China and India have had a fraught relationship since at least the early 20th century. While they may not be able to agree on where their borders lie, it is clear that the two countries are economically important for each other: China has in recent years become one of the fastest-growing sources of foreign direct investment (FDI) for India. China’s tech giants have also been making their way across the Himalayas to the Indian subcontinent at a slow, but steady, pace.
The two countries share many similarities—a huge population, mobile first approach, as well as similar consumer spending habits and income levels. This is why the country of Ganges has proved fertile ground for transplanting business practices from China: Chinese companies have found investment opportunities amid the slowdown in home territory, while Indian startups have been gathering insights from a market that is much closer to them than Western ones.
With the conflict between the countries, companies Chinese companies have been targeted for extra scrutiny by the Indian government over data collection and privacy. How this will affect business remains to be seen, but here is how BATX (Baidu, Alibaba, Tencent, and Xiaomi) have been expanding their footprint so far.
Tencent—Transplanting red packets to India
Tencent has been the most aggressive Chinese player in India’s tech scene. After a failed attempt to market their own messaging app, WeChat, the company has decided to simply transplant their strategy of linking social media with commerce into a popular local app named Hike. After receiving $175 million from Tencent in 2016, Hike launched India’s first in-app mobile payment feature in June this year. Soon after, Indian users got their first taste of the red packet (hongbao, 红包) mania, this time with blue envelopes. The transplant seems to be successful since money gifts play a big role during local festivals.
In April 2017, Tencent has also led a $1.5-billion funding round in e-commerce platform Flipkart, one of Alibaba’s strongest competitors in India. Other investments include healthcare firm Practo, travel site ibibo (which recently merged with Ctrip-backed MakeMyTrip), cab aggregator Ola which is set to receive $400 million, and the latest – ed-tech startup Byju.
Alibaba—Riding the mobile payment wave
Much like Tencent, Alibaba has also tried to transfer its success with Alipay into India by purchasing Paytm, India’s largest virtual wallet provider which is also the second-most valued startup ($7-8 billion) in the country. Paytm and similar services surged after Indian government sudden demonetization in December 2016 which led to chaos.
Alibaba’s stake in the company is currently 60%, and it has spun off its own e-commerce platform, Paytm Mall, much like Alibaba’s Tmall in China. This, along with a $500 million round of financing in online shopping platform Snapdeal, has raised Alibaba’s stakes in India’s rising online retail sector which is estimated to reach $55-60 billion by 2020.
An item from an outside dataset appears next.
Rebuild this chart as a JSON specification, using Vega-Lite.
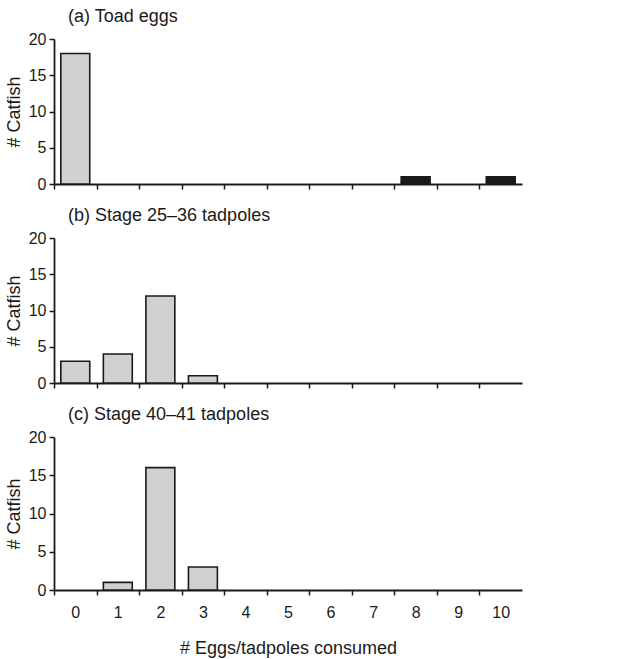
{
  "$schema": "https://vega.github.io/schema/vega-lite/v6.json",
  "padding": {"left": 5, "top": 8, "right": 5, "bottom": 2},
  "config": {
    "font": "Liberation Sans",
    "view": {"stroke": null},
    "concat": {"spacing": 15},
    "title": {"fontSize": 18, "fontWeight": "normal", "anchor": "start", "frame": "group", "color": "#1a1a1a", "offset": 5, "dx": 14},
    "axis": {
      "domainColor": "#1a1a1a", "domainWidth": 1.8, "tickColor": "#1a1a1a", "tickWidth": 1.5, "tickSize": 5,
      "labelFont": "Liberation Sans", "labelFontSize": 16, "labelColor": "#1a1a1a",
      "titleFont": "Liberation Sans", "titleFontSize": 18, "titleFontWeight": "normal", "titleColor": "#1a1a1a",
      "grid": false
    },
    "bar": {"stroke": "#1a1a1a", "strokeWidth": 1.6}
  },
  "datasets": {
    "a": [{"n": 0, "count": 18}, {"n": 8, "count": 1}, {"n": 10, "count": 1}],
    "b": [{"n": 0, "count": 3}, {"n": 1, "count": 4}, {"n": 2, "count": 12}, {"n": 3, "count": 1}],
    "c": [{"n": 1, "count": 1}, {"n": 2, "count": 16}, {"n": 3, "count": 3}]
  },
  "vconcat": [
    {
      "title": "(a) Toad eggs",
      "width": 468, "height": 145,
      "data": {"name": "a"},
      "mark": "bar",
      "encoding": {
        "x": {"field": "n", "type": "ordinal",
          "scale": {"domain": [0,1,2,3,4,5,6,7,8,9,10], "paddingInner": 0.32, "paddingOuter": 0.16},
          "axis": {"labels": false, "title": null, "bandPosition": 0.5, "tickOffset": -21.27}},
        "y": {"field": "count", "type": "quantitative", "scale": {"domain": [0, 20]},
          "axis": {"values": [0,5,10,15,20], "title": "# Catfish", "labelPadding": 3, "titlePadding": 5}},
        "color": {"condition": {"test": "datum.n >= 8", "value": "#1a1a1a"}, "value": "#d0d0d0"}
      }
    },
    {
      "title": "(b) Stage 25–36 tadpoles",
      "width": 468, "height": 145,
      "data": {"name": "b"},
      "mark": "bar",
      "encoding": {
        "x": {"field": "n", "type": "ordinal",
          "scale": {"domain": [0,1,2,3,4,5,6,7,8,9,10], "paddingInner": 0.32, "paddingOuter": 0.16},
          "axis": {"labels": false, "title": null, "bandPosition": 0.5, "tickOffset": -21.27}},
        "y": {"field": "count", "type": "quantitative", "scale": {"domain": [0, 20]},
          "axis": {"values": [0,5,10,15,20], "title": "# Catfish", "labelPadding": 3, "titlePadding": 5}},
        "color": {"value": "#d0d0d0"}
      }
    },
    {
      "title": "(c) Stage 40–41 tadpoles",
      "width": 468, "height": 153,
      "data": {"name": "c"},
      "mark": "bar",
      "encoding": {
        "x": {"field": "n", "type": "ordinal",
          "scale": {"domain": [0,1,2,3,4,5,6,7,8,9,10], "paddingInner": 0.32, "paddingOuter": 0.16},
          "axis": {"labelAngle": 0, "title": "# Eggs/tadpoles consumed", "bandPosition": 0.5, "tickOffset": -21.27, "labelOffset": 21.27, "labelPadding": 9, "titlePadding": 19}},
        "y": {"field": "count", "type": "quantitative", "scale": {"domain": [0, 20]},
          "axis": {"values": [0,5,10,15,20], "title": "# Catfish", "labelPadding": 3, "titlePadding": 5}},
        "color": {"value": "#d0d0d0"}
      }
    }
  ]
}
UCWeb, part of the Alibaba Mobile Business Group, has been a strong player in India for some time with India’s most popular browser, UCBrowser. By building its first data center, Alibaba has also entered India’s cloud computing industry which is projected to grow to $1.81 billion in 2017. Other investments include a majority stake in ticketing platform TicketNew through Alibaba Pictures.
Baidu—Sniffing out the territory
Baidu has been much slower in building its presence in India. Nevertheless, the company has several mobile apps on the market and claims that most Chinese apps in the Indian market are already partnered with Baidu.
The company aims to focus on expanding the user base for its apps and providing a better ad platform for businesses than the existing ones. Baidu believes that India is where China was in 2003 in terms of Internet and smartphone penetration which means there is plenty of room for growth. In some areas, India is set to overtake China soon.
Another area where Baidu will focus its attention is content. According to its India head Tim Yang, Baidu will continue its search for promising startup investments.
Xiaomi—Fighting competition in the smartphone market
The smartphone manufacturer has so far seen remarkable success in India, reaching second place in smartphone sales and crossing the $1 billion revenue threshold in 2017 despite stiff competition from both local and Chinese rivals. During 2015 and 2016, Xiaomi invested around $500 million in building manufacturing facilities in India with the help of contract manufacturer Foxconn. The company aims to invest the same amount during the next three to five years.
In April last year, Xiaomi made its first investment in India, leading a $25-million funding round into Hungama Digital Media Entertainment, an online entertainment content aggregator and publisher. The company is also hoping to export its Android-based operating system MIUI to Indian startups working in mobile tech.